Thanks AndrewHansen,
With atomic snapshots, ReFS is finally a contender in the COW filesystem lineup. I would love to see some benchmarks comparing ReFS (w/ Storage Spaces) to ZFS and even a deep design/architectural comparison of the two. For instance, there is a belief among ZFS proponents that Storage Spaces is not viable in a parity configuration due to poor performance.
ZFS requires a lot of tuning to recover similar performance to non-COW systems in pathological use cases, particularly as backing storage for VMs and databases. ZFS uses a lot of RAM for read-caching, and can be configured to use dedicated, high-performance disks for that purpose. Instead of write-caching, ZFS uses a transaction log (ZIL), which also can be configured to use dedicated, low-latency disks. Once you're done with my other requests ;-), how about a guide to performance tuning ReFS without losing consistency or durability?

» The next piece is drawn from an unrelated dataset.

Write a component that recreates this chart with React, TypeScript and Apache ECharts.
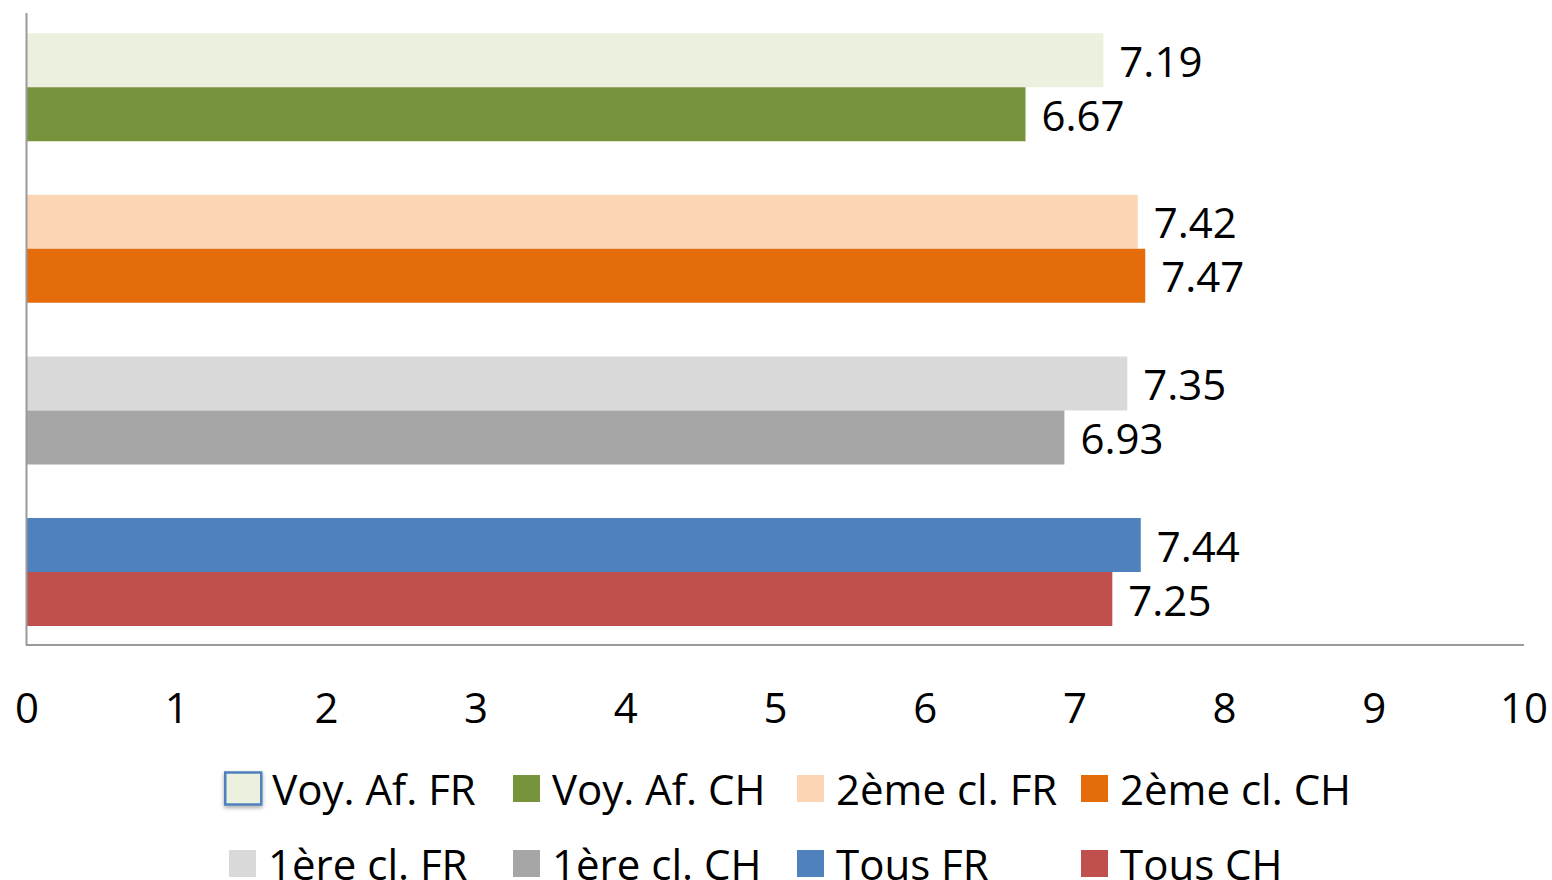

Finally, an honest comparison between these filesystems might not give a marketing-approved level of flattery to ReFS, youthful as it is, but you have ample opportunity to upstage ZFS deduplication, given that ZFS dedup design is not great. Online (sync at write) dedup is too expensive to justify, when there is so much to gain from integrated offline (async, lazy, background, scheduled, etc) dedup.